* START *
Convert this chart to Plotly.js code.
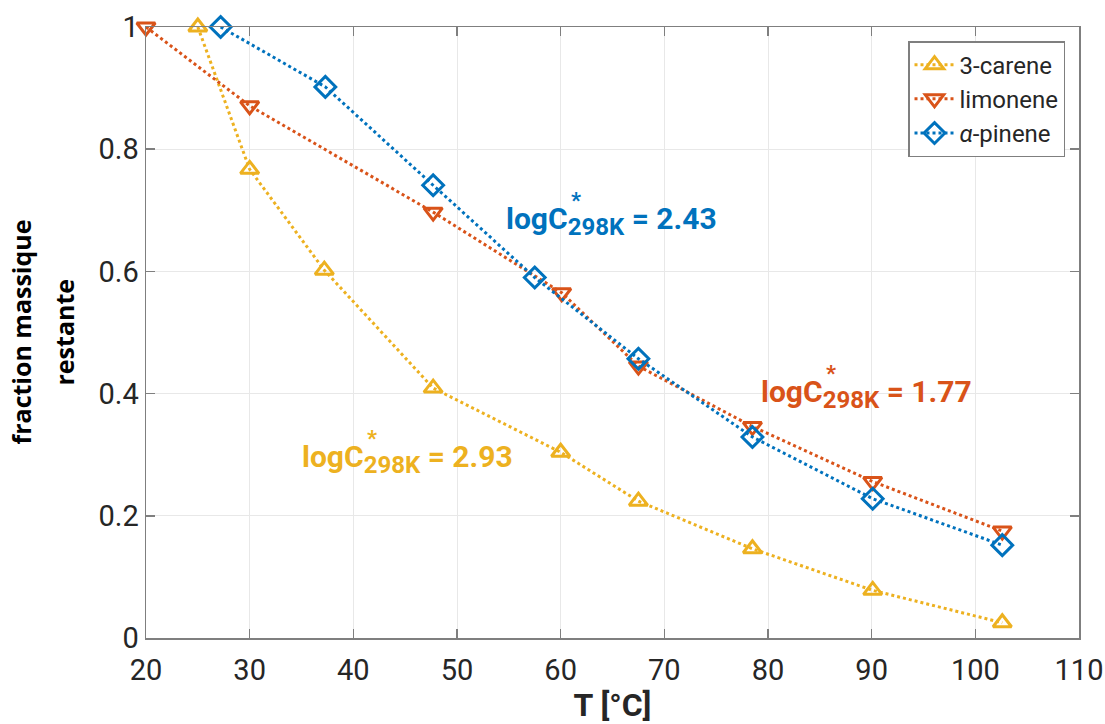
<!DOCTYPE html>
<html>
<head>
<meta charset="utf-8">
<script src="https://cdn.plot.ly/plotly-3.0.1.min.js"></script>
<style>html,body{margin:0;padding:0;background:#fff;}#chart{width:1105px;height:724px;}</style>
</head>
<body>
<div id="chart"></div>
<script>
// Data
const careneT = [25, 30, 37.2, 47.7, 60, 67.5, 78.5, 90.1, 102.6];
const careneF = [1.0, 0.767, 0.602, 0.409, 0.304, 0.224, 0.146, 0.078, 0.025];

const limoneneT = [20, 30, 47.7, 60.1, 67.5, 78.5, 90.1, 102.6];
const limoneneF = [1.0, 0.871, 0.697, 0.565, 0.445, 0.346, 0.256, 0.175];

const pineneT = [27.2, 37.3, 47.7, 57.5, 67.5, 78.5, 90.1, 102.6];
const pineneF = [1.0, 0.902, 0.741, 0.590, 0.457, 0.329, 0.228, 0.152];

const seriesNames = ['3-carene', 'limonene', '<i>α</i>-pinene'];
const xTicks = [20, 30, 40, 50, 60, 70, 80, 90, 100, 110];
const yTicks = [0, 0.2, 0.4, 0.6, 0.8, 1];
const yTickText = ['0', '0.2', '0.4', '0.6', '0.8', '1'];

const cY = '#EDB120', cO = '#D95319', cB = '#0072BD';

function tr(x, y, name, color, symbol) {
  return {
    x: x, y: y, name: name, type: 'scatter', mode: 'lines+markers',
    cliponaxis: false,
    line: {color: color, dash: 'dot', width: 3},
    marker: {symbol: symbol, size: 16, color: color, line: {color: color, width: 3}}
  };
}

const data = [
  tr(careneT, careneF, seriesNames[0], cY, 'triangle-up-open'),
  tr(limoneneT, limoneneF, seriesNames[1], cO, 'triangle-down-open'),
  tr(pineneT, pineneF, seriesNames[2], cB, 'diamond-open')
];

const tickFont = {family: 'Roboto, Arial, sans-serif', size: 29, color: '#262626'};

const axisCommon = {
  showline: true, linecolor: '#7f7f7f', linewidth: 1.5, mirror: 'ticks',
  ticks: 'inside', ticklen: 9, tickwidth: 1.5, tickcolor: '#7f7f7f',
  showgrid: true, gridcolor: '#e8e8e8', gridwidth: 1, zeroline: false,
  tickfont: tickFont
};

function label(x, y, val, color) {
  return [
    {x: x, y: y, xref: 'x', yref: 'y', showarrow: false, xanchor: 'center', yanchor: 'middle',
     text: '<b>logC<sub><span style="font-size:24px">298K</span></sub> = ' + val + '</b>',
     font: {family: 'Roboto, Arial, sans-serif', size: 30, color: color}},
    {x: x, y: y, xref: 'x', yref: 'y', showarrow: false, xanchor: 'center', yanchor: 'middle',
     xshift: -35, yshift: 20,
     text: '<b>*</b>',
     font: {family: 'Roboto, Arial, sans-serif', size: 22, color: color}}
  ];
}

const layout = {
  width: 1105, height: 724,
  margin: {l: 146, r: 26, t: 27, b: 86},
  paper_bgcolor: '#ffffff', plot_bgcolor: '#ffffff',
  showlegend: true,
  legend: {
    x: 0.985, y: 0.977, xanchor: 'right', yanchor: 'top',
    bgcolor: '#ffffff', bordercolor: '#7f7f7f', borderwidth: 1.5,
    font: {family: 'Roboto, Arial, sans-serif', size: 24, color: '#262626'},
    tracegroupgap: 0, itemwidth: 40
  },
  xaxis: Object.assign({}, axisCommon, {
    range: [20, 110], tickvals: xTicks, ticktext: xTicks.map(String),
    ticklabelstandoff: 6,
    title: {text: '<b>T [°C]</b>', standoff: 8,
      font: {family: 'Roboto, Arial, sans-serif', size: 32, color: '#262626'}}
  }),
  yaxis: Object.assign({}, axisCommon, {
    range: [0, 1], tickvals: yTicks, ticktext: yTickText
  }),
  annotations: [
    {x: 0, y: 0.5, xref: 'paper', yref: 'paper', xshift: -126, showarrow: false,
     textangle: -90, xanchor: 'center', yanchor: 'middle',
     text: '<b>fraction massique</b>',
     font: {family: 'Open Sans, sans-serif', size: 25, color: '#000000'}},
    {x: 0, y: 0.5, xref: 'paper', yref: 'paper', xshift: -83, showarrow: false,
     textangle: -90, xanchor: 'center', yanchor: 'middle',
     text: '<b>restante</b>',
     font: {family: 'Open Sans, sans-serif', size: 25, color: '#000000'}}
  ].concat(label(64.9, 0.683, '2.43', cB), label(89.5, 0.40, '1.77', cO), label(45.2, 0.293, '2.93', cY))
};

Plotly.newPlot('chart', data, layout, {displayModeBar: false, staticPlot: true});
</script>
</body>
</html>
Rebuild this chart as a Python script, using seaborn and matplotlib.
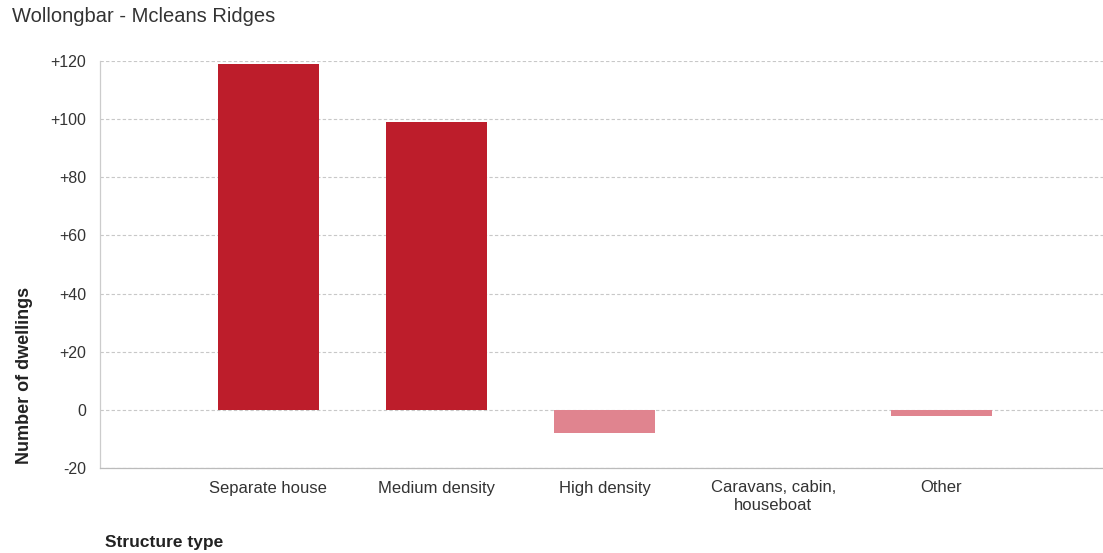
import matplotlib
matplotlib.use("Agg")
import matplotlib.pyplot as plt
import seaborn as sns
import pandas as pd

# %%
categories = ["Separate house", "Medium density", "High density", "Caravans, cabin,\nhouseboat", "Other"]
change = [119, 99, -8, 0, -2]
y_ticks = [-20, 0, 20, 40, 60, 80, 100, 120]
y_tick_labels = ["-20", "0", "+20", "+40", "+60", "+80", "+100", "+120"]

df = pd.DataFrame({"Structure": categories, "Change": change})

sns.set_style("white")
plt.rcParams['font.family'] = ['Liberation Sans', 'DejaVu Sans']

RED = "#bd1d2b"
PINK = "#e0848f"
bar_colors = [RED if v >= 0 else PINK for v in change]

fig = plt.figure(figsize=(11.03, 5.53), dpi=100)
ax = fig.add_axes([100 / 1103, 1 - 468 / 553, 1 - 100 / 1103, (468 - 61) / 553])

sns.barplot(data=df, x="Structure", y="Change", hue="Structure", palette=bar_colors,
            legend=False, width=0.6, saturation=1, linewidth=0, ax=ax, zorder=3)

#------------------------
# axes styling
#------------------------
ax.set_ylim(-20, 120)
ax.set_xlim(-1.0, 4.96)
ax.set_yticks(y_ticks)
ax.set_yticklabels(y_tick_labels)
ax.yaxis.grid(True, linestyle=(0, (3, 2)), color="#c8c8c8", linewidth=0.8, zorder=0)
ax.xaxis.grid(False)
for s in ["top", "right"]:
    ax.spines[s].set_visible(False)
ax.spines["left"].set_color("#cccccc")
ax.spines["bottom"].set_color("#bbbbbb")
ax.spines["left"].set_linewidth(0.9)
ax.spines["bottom"].set_linewidth(0.9)
ax.tick_params(axis="x", length=4, color="#cccccc", labelsize=12, labelcolor="#333333", pad=5)
ax.tick_params(axis="y", length=8, color="#cccccc", labelsize=11.5, labelcolor="#333333", pad=2)
ax.set_xlabel("")
ax.set_ylabel("Number of dwellings", fontsize=13, fontweight="bold", color="#222222")
ax.yaxis.set_label_coords(-0.067, 0.228)

fig.text(12 / 1103, 1 - 17 / 553, "Wollongbar - Mcleans Ridges", fontsize=14.5, color="#333333",
         ha="left", va="center")
fig.text(105 / 1103, 1 - 543 / 553, "Structure type", fontsize=12.5, fontweight="bold",
         color="#222222", ha="left", va="center")

fig.savefig("out.png", dpi=100)
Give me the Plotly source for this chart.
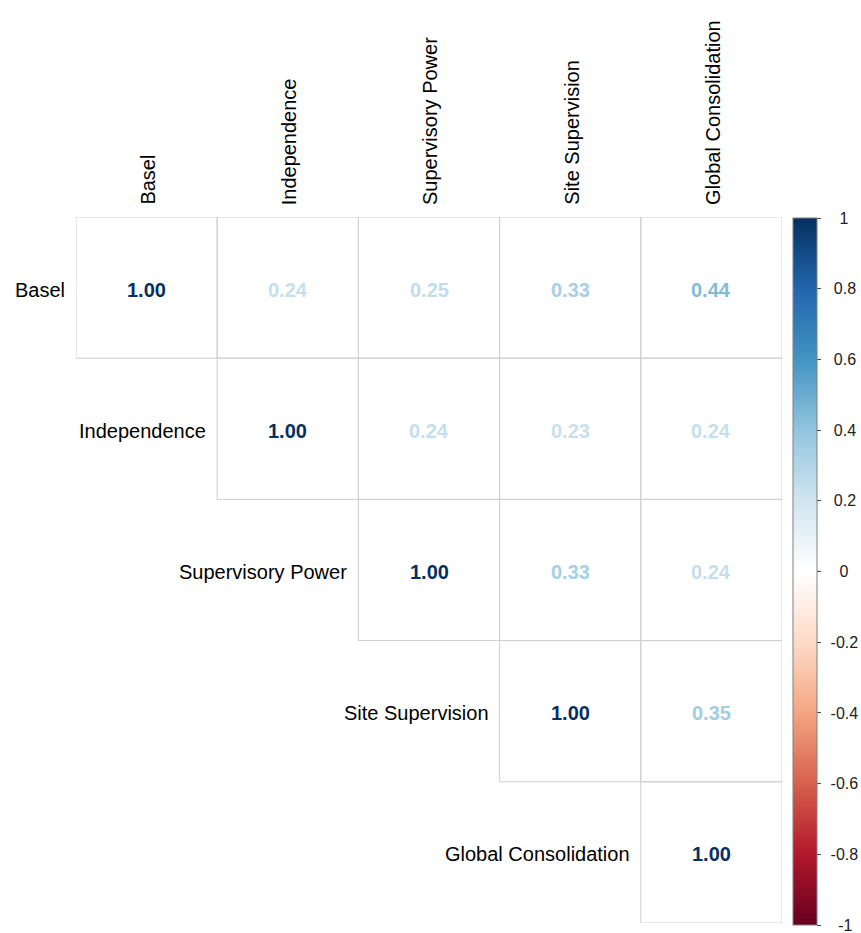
* END *
### WHAT YOU NEED TO DO
Working from the material above, transcribe it exactly while omitting pictures.

### THE SOLUTION
Convert this chart to Plotly.js code.
<!DOCTYPE html>
<html>
<head>
<meta charset="utf-8">
<script src="https://cdn.plot.ly/plotly-3.0.1.min.js"></script>
<style>html,body{margin:0;padding:0;background:#fff;}#chart{width:1105px;height:724px;}</style>
</head>
<body>
<div id="chart"></div>
<script>
// Data
const careneT = [25, 30, 37.2, 47.7, 60, 67.5, 78.5, 90.1, 102.6];
const careneF = [1.0, 0.767, 0.602, 0.409, 0.304, 0.224, 0.146, 0.078, 0.025];

const limoneneT = [20, 30, 47.7, 60.1, 67.5, 78.5, 90.1, 102.6];
const limoneneF = [1.0, 0.871, 0.697, 0.565, 0.445, 0.346, 0.256, 0.175];

const pineneT = [27.2, 37.3, 47.7, 57.5, 67.5, 78.5, 90.1, 102.6];
const pineneF = [1.0, 0.902, 0.741, 0.590, 0.457, 0.329, 0.228, 0.152];

const seriesNames = ['3-carene', 'limonene', '<i>α</i>-pinene'];
const xTicks = [20, 30, 40, 50, 60, 70, 80, 90, 100, 110];
const yTicks = [0, 0.2, 0.4, 0.6, 0.8, 1];
const yTickText = ['0', '0.2', '0.4', '0.6', '0.8', '1'];

const cY = '#EDB120', cO = '#D95319', cB = '#0072BD';

function tr(x, y, name, color, symbol) {
  return {
    x: x, y: y, name: name, type: 'scatter', mode: 'lines+markers',
    cliponaxis: false,
    line: {color: color, dash: 'dot', width: 3},
    marker: {symbol: symbol, size: 16, color: color, line: {color: color, width: 3}}
  };
}

const data = [
  tr(careneT, careneF, seriesNames[0], cY, 'triangle-up-open'),
  tr(limoneneT, limoneneF, seriesNames[1], cO, 'triangle-down-open'),
  tr(pineneT, pineneF, seriesNames[2], cB, 'diamond-open')
];

const tickFont = {family: 'Roboto, Arial, sans-serif', size: 29, color: '#262626'};

const axisCommon = {
  showline: true, linecolor: '#7f7f7f', linewidth: 1.5, mirror: 'ticks',
  ticks: 'inside', ticklen: 9, tickwidth: 1.5, tickcolor: '#7f7f7f',
  showgrid: true, gridcolor: '#e8e8e8', gridwidth: 1, zeroline: false,
  tickfont: tickFont
};

function label(x, y, val, color) {
  return [
    {x: x, y: y, xref: 'x', yref: 'y', showarrow: false, xanchor: 'center', yanchor: 'middle',
     text: '<b>logC<sub><span style="font-size:24px">298K</span></sub> = ' + val + '</b>',
     font: {family: 'Roboto, Arial, sans-serif', size: 30, color: color}},
    {x: x, y: y, xref: 'x', yref: 'y', showarrow: false, xanchor: 'center', yanchor: 'middle',
     xshift: -35, yshift: 20,
     text: '<b>*</b>',
     font: {family: 'Roboto, Arial, sans-serif', size: 22, color: color}}
  ];
}

const layout = {
  width: 1105, height: 724,
  margin: {l: 146, r: 26, t: 27, b: 86},
  paper_bgcolor: '#ffffff', plot_bgcolor: '#ffffff',
  showlegend: true,
  legend: {
    x: 0.985, y: 0.977, xanchor: 'right', yanchor: 'top',
    bgcolor: '#ffffff', bordercolor: '#7f7f7f', borderwidth: 1.5,
    font: {family: 'Roboto, Arial, sans-serif', size: 24, color: '#262626'},
    tracegroupgap: 0, itemwidth: 40
  },
  xaxis: Object.assign({}, axisCommon, {
    range: [20, 110], tickvals: xTicks, ticktext: xTicks.map(String),
    ticklabelstandoff: 6,
    title: {text: '<b>T [°C]</b>', standoff: 8,
      font: {family: 'Roboto, Arial, sans-serif', size: 32, color: '#262626'}}
  }),
  yaxis: Object.assign({}, axisCommon, {
    range: [0, 1], tickvals: yTicks, ticktext: yTickText
  }),
  annotations: [
    {x: 0, y: 0.5, xref: 'paper', yref: 'paper', xshift: -126, showarrow: false,
     textangle: -90, xanchor: 'center', yanchor: 'middle',
     text: '<b>fraction massique</b>',
     font: {family: 'Open Sans, sans-serif', size: 25, color: '#000000'}},
    {x: 0, y: 0.5, xref: 'paper', yref: 'paper', xshift: -83, showarrow: false,
     textangle: -90, xanchor: 'center', yanchor: 'middle',
     text: '<b>restante</b>',
     font: {family: 'Open Sans, sans-serif', size: 25, color: '#000000'}}
  ].concat(label(64.9, 0.683, '2.43', cB), label(89.5, 0.40, '1.77', cO), label(45.2, 0.293, '2.93', cY))
};

Plotly.newPlot('chart', data, layout, {displayModeBar: false, staticPlot: true});
</script>
</body>
</html>
Rebuild this chart as a Python script, using seaborn and matplotlib.
import matplotlib
matplotlib.use("Agg")
import matplotlib.pyplot as plt
import seaborn as sns
import pandas as pd

# %%
categories = ["Separate house", "Medium density", "High density", "Caravans, cabin,\nhouseboat", "Other"]
change = [119, 99, -8, 0, -2]
y_ticks = [-20, 0, 20, 40, 60, 80, 100, 120]
y_tick_labels = ["-20", "0", "+20", "+40", "+60", "+80", "+100", "+120"]

df = pd.DataFrame({"Structure": categories, "Change": change})

sns.set_style("white")
plt.rcParams['font.family'] = ['Liberation Sans', 'DejaVu Sans']

RED = "#bd1d2b"
PINK = "#e0848f"
bar_colors = [RED if v >= 0 else PINK for v in change]

fig = plt.figure(figsize=(11.03, 5.53), dpi=100)
ax = fig.add_axes([100 / 1103, 1 - 468 / 553, 1 - 100 / 1103, (468 - 61) / 553])

sns.barplot(data=df, x="Structure", y="Change", hue="Structure", palette=bar_colors,
            legend=False, width=0.6, saturation=1, linewidth=0, ax=ax, zorder=3)

#------------------------
# axes styling
#------------------------
ax.set_ylim(-20, 120)
ax.set_xlim(-1.0, 4.96)
ax.set_yticks(y_ticks)
ax.set_yticklabels(y_tick_labels)
ax.yaxis.grid(True, linestyle=(0, (3, 2)), color="#c8c8c8", linewidth=0.8, zorder=0)
ax.xaxis.grid(False)
for s in ["top", "right"]:
    ax.spines[s].set_visible(False)
ax.spines["left"].set_color("#cccccc")
ax.spines["bottom"].set_color("#bbbbbb")
ax.spines["left"].set_linewidth(0.9)
ax.spines["bottom"].set_linewidth(0.9)
ax.tick_params(axis="x", length=4, color="#cccccc", labelsize=12, labelcolor="#333333", pad=5)
ax.tick_params(axis="y", length=8, color="#cccccc", labelsize=11.5, labelcolor="#333333", pad=2)
ax.set_xlabel("")
ax.set_ylabel("Number of dwellings", fontsize=13, fontweight="bold", color="#222222")
ax.yaxis.set_label_coords(-0.067, 0.228)

fig.text(12 / 1103, 1 - 17 / 553, "Wollongbar - Mcleans Ridges", fontsize=14.5, color="#333333",
         ha="left", va="center")
fig.text(105 / 1103, 1 - 543 / 553, "Structure type", fontsize=12.5, fontweight="bold",
         color="#222222", ha="left", va="center")

fig.savefig("out.png", dpi=100)
Give me the Plotly source for this chart.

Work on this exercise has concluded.